Eighteen houses in his ward have been put up for foreclosure sale in just the last month, Hassett said. Most of the houses have been taken over by banks or mortgage companies which hold them temporarily as they look to sell to the next buyer. The banks, Hassett said, aren’t being good neighbors.
Hassett wants the buildings fenced in and secured, and he wants the banks pressured to drop the cost and sell to first-time homebuyers. The stick he hopes to use is the city’s Department of Inspection and Standards, which he hopes will start inspection sweeps around the city to pursue and prosecute landowners who don’t take care of their properties — even if they are major out-of-state banks.
“These banks [that] own the properties are not going to get off scot-free,” he said.
Councilman Luis Aponte represents Ward 10, South Providence and Broad Street. He said that his district has seen a dramatic increase in boarded-up homes as well.
“They are strewn throughout the city,” Aponte said. “It’s definitely been a visible uptick. There’s been complaints from folks throughout my district about boarded properties, abandoned properties. It seems like people are just walking away from them.”
“It becomes a blight, it becomes a nuisance, it becomes a target for vandalism,” Aponte said.
The city can cite banks and mortgage companies for code and safety violations, fine them, and eventually take them to Housing Court if they do not rectify the situation, Hassett said.
Hassett said he has been pushing the city to start sweeping his and other neighborhoods and levy fines immediately.
The head of the Department of Inspections and Standards, Francisco Ramirez, could not be reached for comment Friday or yesterday.
But one problem the city has run into already is a difficulty identifying the actual property owner, Hassett said. The structure of ownership is complicated, and the locally registered company is often representing another corporate entity based out of state.
Foreclosure proceedings are generally triggered when borrowers are 60 days to 90 days or more late on monthly mortgage payments, and the lender moves to take ownership of the property either by selling it at a foreclosure auction or marketing it through a real estate agent.
Lenders advertised 678 houses in Rhode Island for foreclosure auction during the first quarter of this year, up 122 percent from the same period last year, according to a Journal analysis of newspaper legal ads.
The pace is on track to exceed last year, when just over 1,850 homes were advertised for foreclosure sale, which was more than twice as many as in 2005.
One reason is that Rhode Island had the third-highest share of subprime loans of any state in 2005 after New York and California, according to home-loan data analyzed by Moody’s Economy.com.
Subprime lending is the practice of loaning money to borrowers who do not qualify for the best interest rates due to their credit history.
Subprime loans accounted for 22.5 percent of Rhode Island home loans originated in 2005, compared with a national average of 18.6 percent.
One major problem is that there is little available information on the number of foreclosures, and on what happens to the families who are foreclosed on, Aponte said.
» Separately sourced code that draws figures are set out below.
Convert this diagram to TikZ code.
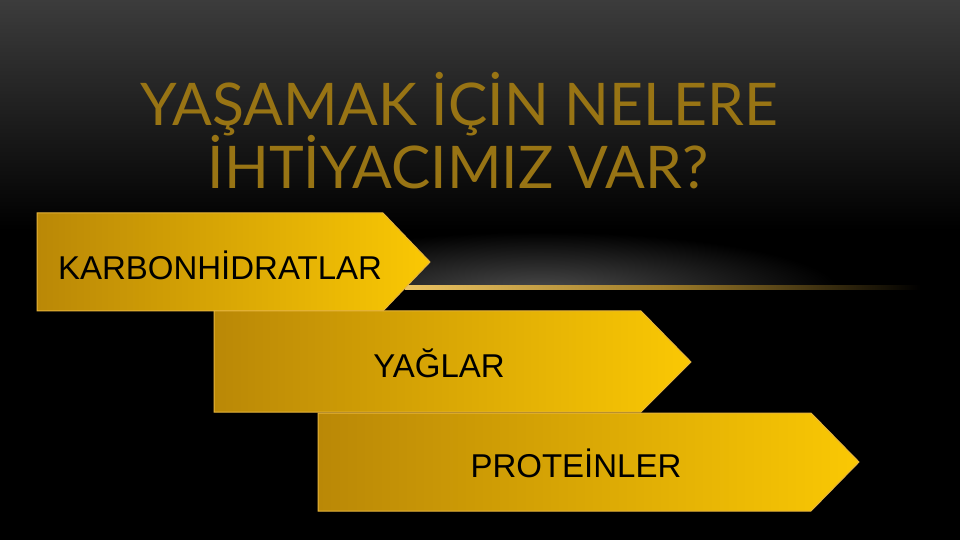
\documentclass[tikz,border=0pt]{standalone}
\usepackage{fontspec}
\setmainfont{Liberation Sans}
\newfontfamily\titlefont{Lato}
\usetikzlibrary{fadings}
\definecolor{titlegold}{RGB}{152,116,20}
\definecolor{golddark}{RGB}{186,136,6}
\definecolor{goldlight}{RGB}{250,200,4}
\definecolor{goldedge}{RGB}{230,180,60}
\definecolor{bgtop}{RGB}{60,60,60}
\tikzset{
  chevronbox/.style={left color=golddark, right color=goldlight, draw=goldedge, line width=0.5pt},
  boxtext/.style={font=\fontsize{16.5pt}{19pt}\selectfont, text=black, inner sep=0pt},
  titletext/.style={font=\titlefont\fontsize{29.4pt}{29pt}\selectfont, text=titlegold, align=center, inner sep=0pt}
}
\begin{document}
\begin{tikzpicture}[x=0.5pt,y=-0.5pt]
\useasboundingbox (0,0) rectangle (960,540);
% background
\fill[black] (0,0) rectangle (960,540);
\shade[top color=bgtop, bottom color=black] (0,0) rectangle (960,230);
% glow above the line
\begin{scope}
\clip (410,225) rectangle (940,287);
\shade[inner color=white!30!black, outer color=black] (540,292) ellipse (300 and 60);
\end{scope}
% gold line
\shade[left color=goldedge!80!white, right color=black, middle color=goldedge!70!black] (405,286) rectangle (920,290);
% arrows
\shade[chevronbox] (37,213) -- (383,213) -- (430,262) -- (383,311) -- (37,311) -- cycle;
\shade[chevronbox] (214,311) -- (641,311) -- (691,362) -- (641,412) -- (214,412) -- cycle;
\shade[chevronbox] (318,413) -- (811,413) -- (859,462) -- (811,511) -- (318,511) -- cycle;
\node[boxtext] (carb) at (220,265) {KARBONHİDRATLAR};
\node[boxtext] (fat) at (439,363) {YAĞLAR};
\node[boxtext] (prot) at (576,463) {PROTEİNLER};
% title
\node[titletext] (title1) at (459,104) {YAŞAMAK İÇİN NELERE};
\node[titletext] (title2) at (458,162) {İHTİYACIMIZ VAR?};
\end{tikzpicture}
\end{document}
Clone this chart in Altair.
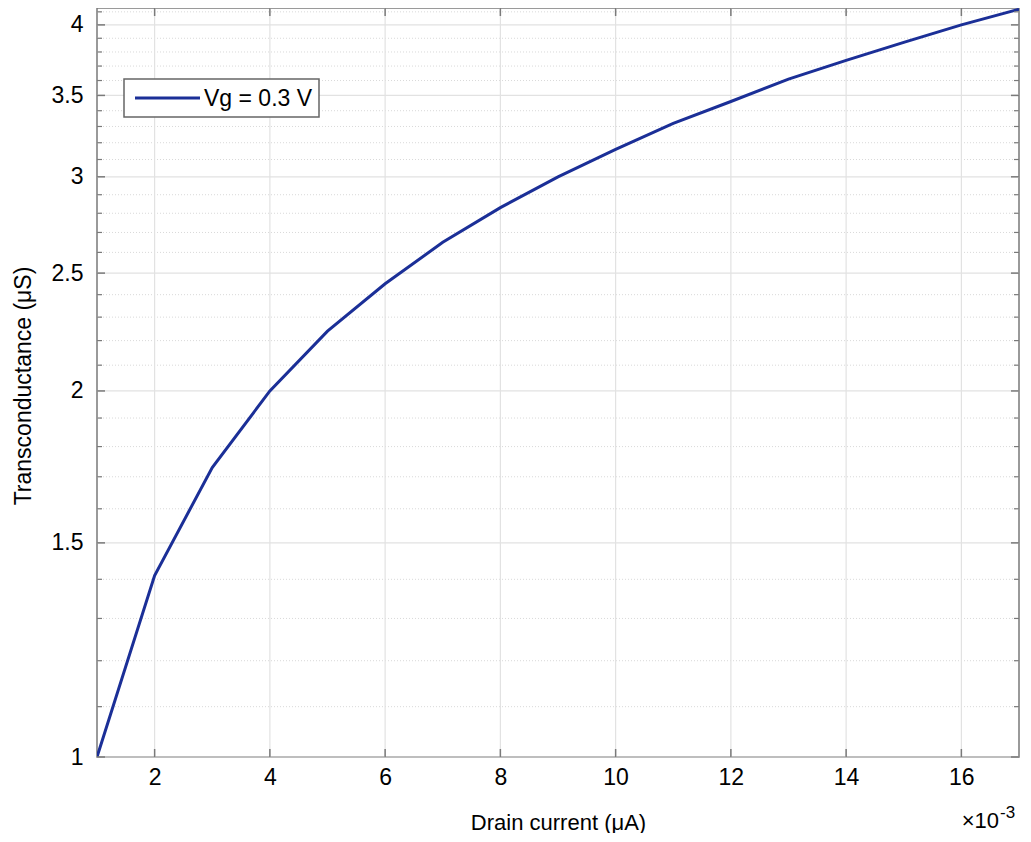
import altair as alt
import pandas as pd

# ---- data ----
drain_current = [1, 2, 3, 4, 5, 6, 7, 8, 9, 10, 11, 12, 13, 14, 15, 16, 17]
transconductance = [1.00, 1.41, 1.73, 2.00, 2.24, 2.45, 2.65, 2.83, 3.00,
                    3.16, 3.32, 3.46, 3.61, 3.74, 3.87, 4.00, 4.12]
x_ticks = [2, 4, 6, 8, 10, 12, 14, 16]
y_major = [1, 1.5, 2, 2.5, 3, 3.5, 4]
y_minor = [1.1, 1.2, 1.3, 1.4, 1.6, 1.7, 1.8, 1.9, 2.1, 2.2, 2.3, 2.4,
           2.6, 2.7, 2.8, 2.9, 3.1, 3.2, 3.3, 3.4, 3.6, 3.7, 3.8, 3.9, 4.1]
legend_label = ["Vg = 0.3 V"]
exp_base = ["\u00d710"]
exp_power = ["-3"]

# ---- styling ----
W, H = 922, 749
FONT = "Liberation Sans"
BLUE = "#1b2f97"
AX = "#7a7a7a"
GRID = "#e2e2e2"
MINOR = "#d9d9d9"
FS = 23

xs = alt.Scale(domain=[1, 17], nice=False, zero=False)
ys = alt.Scale(type="log", domain=[1, 4.13], nice=False)

AXX = alt.Axis(
    values=x_ticks, title="Drain current (\u03bcA)", grid=False, ticks=False,
    domain=False, labelFontSize=FS, labelColor="black", labelFont=FONT,
    labelPadding=9, labelFlush=False, titleFont=FONT, titleFontSize=22,
    titleFontWeight="normal", titleColor="black", titleBaseline="alphabetic",
    titleY=72)
AXY = alt.Axis(
    values=y_major, format="~g", title="Transconductance (\u03bcS)", grid=False,
    ticks=False, domain=False, labelFontSize=FS, labelColor="black",
    labelFont=FONT, labelPadding=14, labelFlush=False, titleFont=FONT,
    titleFontSize=23, titleFontWeight="normal", titleColor="black",
    titleBaseline="alphabetic", titleAngle=270, titleX=-67, titleY=H / 2 + 3)

df = pd.DataFrame({"x": drain_current, "y": transconductance})
ymaj = pd.DataFrame({"v": y_major})
ymin = pd.DataFrame({"v": y_minor})
xt = pd.DataFrame({"v": x_ticks})
leg = pd.DataFrame({"s": legend_label})
expo = pd.DataFrame({"b": exp_base, "p": exp_power})

VX = alt.X("v:Q", scale=xs, axis=AXX)
VY = alt.Y("v:Q", scale=ys, axis=AXY)

minor_grid = alt.Chart(ymin).mark_rule(color=MINOR, strokeWidth=1, strokeDash=[1, 2]).encode(y=VY)
major_grid_y = alt.Chart(ymaj).mark_rule(color=GRID, strokeWidth=1.2).encode(y=VY)
major_grid_x = alt.Chart(xt).mark_rule(color=GRID, strokeWidth=1.2).encode(x=VX)

line = alt.Chart(df).mark_line(color=BLUE, strokeWidth=3, clip=True).encode(
    x=alt.X("x:Q", scale=xs, axis=AXX),
    y=alt.Y("y:Q", scale=ys, axis=AXY),
)

tick_layers = [
    alt.Chart(ymaj).mark_rule(color=AX, strokeWidth=1.5).encode(y=VY, x=alt.value(0), x2=alt.value(8)),
    alt.Chart(ymaj).mark_rule(color=AX, strokeWidth=1.5).encode(y=VY, x=alt.value(W - 8), x2=alt.value(W)),
    alt.Chart(ymin).mark_rule(color=AX, strokeWidth=1.2).encode(y=VY, x=alt.value(0), x2=alt.value(5)),
    alt.Chart(ymin).mark_rule(color=AX, strokeWidth=1.2).encode(y=VY, x=alt.value(W - 5), x2=alt.value(W)),
    alt.Chart(xt).mark_rule(color=AX, strokeWidth=1.5).encode(x=VX, y=alt.value(H - 8), y2=alt.value(H)),
    alt.Chart(xt).mark_rule(color=AX, strokeWidth=1.5).encode(x=VX, y=alt.value(0), y2=alt.value(8)),
]

leg_box = alt.Chart(leg).mark_rect(fill="white", stroke="#666666", strokeWidth=1.5).encode(
    x=alt.value(27), x2=alt.value(222), y=alt.value(71), y2=alt.value(109))
leg_line = alt.Chart(leg).mark_rule(color=BLUE, strokeWidth=3).encode(
    x=alt.value(38), x2=alt.value(103), y=alt.value(90))
leg_text = alt.Chart(leg).mark_text(align="left", baseline="middle", font=FONT,
                                    fontSize=FS, color="black").encode(
    x=alt.value(107), y=alt.value(91), text="s:N")

exp_b = alt.Chart(expo).mark_text(align="right", baseline="alphabetic", font=FONT,
                                  fontSize=22, color="black").encode(
    x=alt.value(W - 20), y=alt.value(H + 71), text="b:N")
exp_p = alt.Chart(expo).mark_text(align="left", baseline="alphabetic", font=FONT,
                                  fontSize=17, color="black").encode(
    x=alt.value(W - 19), y=alt.value(H + 61), text="p:N")

chart = alt.layer(
    minor_grid, major_grid_y, major_grid_x, line, *tick_layers,
    leg_box, leg_line, leg_text, exp_b, exp_p,
).properties(
    width=W, height=H,
    autosize=alt.AutoSizeParams(type="none"),
    padding={"left": 89, "top": 0, "right": 2, "bottom": 76},
    background="white",
).configure_view(stroke=AX, strokeWidth=1.5)

chart.save("out.html", embed_options={"renderer": "svg", "actions": False})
While the subprime lending crisis is a national problem, local authorities need to focus on families who are losing their homes and figure out how to help them before they join the city’s homeless population.
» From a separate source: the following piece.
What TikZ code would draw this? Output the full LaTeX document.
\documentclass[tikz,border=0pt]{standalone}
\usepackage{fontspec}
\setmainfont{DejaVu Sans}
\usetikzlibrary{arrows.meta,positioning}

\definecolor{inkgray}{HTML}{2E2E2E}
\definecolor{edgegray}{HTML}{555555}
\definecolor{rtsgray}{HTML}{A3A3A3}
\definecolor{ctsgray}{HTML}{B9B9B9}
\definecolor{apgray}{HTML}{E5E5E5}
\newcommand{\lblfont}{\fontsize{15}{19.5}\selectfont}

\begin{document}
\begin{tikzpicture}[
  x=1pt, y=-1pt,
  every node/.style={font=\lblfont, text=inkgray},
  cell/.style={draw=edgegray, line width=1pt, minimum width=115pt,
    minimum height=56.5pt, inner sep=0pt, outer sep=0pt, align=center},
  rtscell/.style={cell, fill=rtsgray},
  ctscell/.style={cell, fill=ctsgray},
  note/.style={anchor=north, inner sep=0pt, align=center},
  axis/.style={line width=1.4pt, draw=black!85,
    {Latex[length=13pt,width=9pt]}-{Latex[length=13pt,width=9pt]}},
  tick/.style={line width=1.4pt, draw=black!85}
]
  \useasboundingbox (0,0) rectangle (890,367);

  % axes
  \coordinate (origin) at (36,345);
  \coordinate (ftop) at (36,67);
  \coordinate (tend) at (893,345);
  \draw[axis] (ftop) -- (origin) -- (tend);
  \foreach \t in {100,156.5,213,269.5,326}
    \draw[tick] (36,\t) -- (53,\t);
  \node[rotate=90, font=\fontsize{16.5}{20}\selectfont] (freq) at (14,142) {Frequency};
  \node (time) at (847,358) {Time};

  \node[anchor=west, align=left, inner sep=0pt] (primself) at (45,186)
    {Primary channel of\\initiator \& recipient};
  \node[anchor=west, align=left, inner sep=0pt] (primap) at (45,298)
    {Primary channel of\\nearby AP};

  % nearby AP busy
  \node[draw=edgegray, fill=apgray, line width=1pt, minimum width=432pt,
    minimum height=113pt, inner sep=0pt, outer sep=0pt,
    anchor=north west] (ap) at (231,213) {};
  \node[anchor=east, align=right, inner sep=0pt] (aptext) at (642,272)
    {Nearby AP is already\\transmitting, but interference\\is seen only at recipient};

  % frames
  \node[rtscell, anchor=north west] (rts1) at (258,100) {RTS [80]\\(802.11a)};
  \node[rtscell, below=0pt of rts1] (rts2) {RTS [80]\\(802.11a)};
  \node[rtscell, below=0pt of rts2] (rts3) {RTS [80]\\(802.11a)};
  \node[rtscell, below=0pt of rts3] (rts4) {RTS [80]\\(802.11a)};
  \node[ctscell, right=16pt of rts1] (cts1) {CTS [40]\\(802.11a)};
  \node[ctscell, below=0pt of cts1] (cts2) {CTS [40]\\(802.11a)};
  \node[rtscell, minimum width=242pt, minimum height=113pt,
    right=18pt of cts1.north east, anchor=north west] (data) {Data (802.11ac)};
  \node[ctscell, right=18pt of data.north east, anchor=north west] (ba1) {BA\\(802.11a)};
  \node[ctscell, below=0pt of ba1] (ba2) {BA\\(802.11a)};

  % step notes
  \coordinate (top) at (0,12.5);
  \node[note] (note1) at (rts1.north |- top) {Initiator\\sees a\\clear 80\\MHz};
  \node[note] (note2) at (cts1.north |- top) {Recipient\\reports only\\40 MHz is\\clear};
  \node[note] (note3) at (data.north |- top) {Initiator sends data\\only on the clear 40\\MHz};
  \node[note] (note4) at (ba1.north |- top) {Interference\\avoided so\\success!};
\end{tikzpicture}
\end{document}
“First, we have to get good data. All data we have is anecdotal,” Aponte said. “Then, those boarded-up houses where someone used to live, you have to ask, where did those people go, how are they surviving?”
Jo-Ann Ryan, spokeswoman for Rhode Island Housing, said that the housing agency has increased its tracking of foreclosure data over the past year and is “just starting to get our arms around it.”
Providence, she said, appears to be hit harder by foreclosures than anywhere else in the state.
“We’re very concerned with the number of foreclosures,” she said.
Hassett hopes that groups like Rhode Island Housing can work with the banks to find new owners for the properties — but that will only happen if the banks drop the prices on the homes, he said.
“The banks that own these properties should lower their rates and sell these houses to first-time home buyers,” Hassett said. “If they make them affordable, they will sell them. In the meantime, I want these banks held accountable.”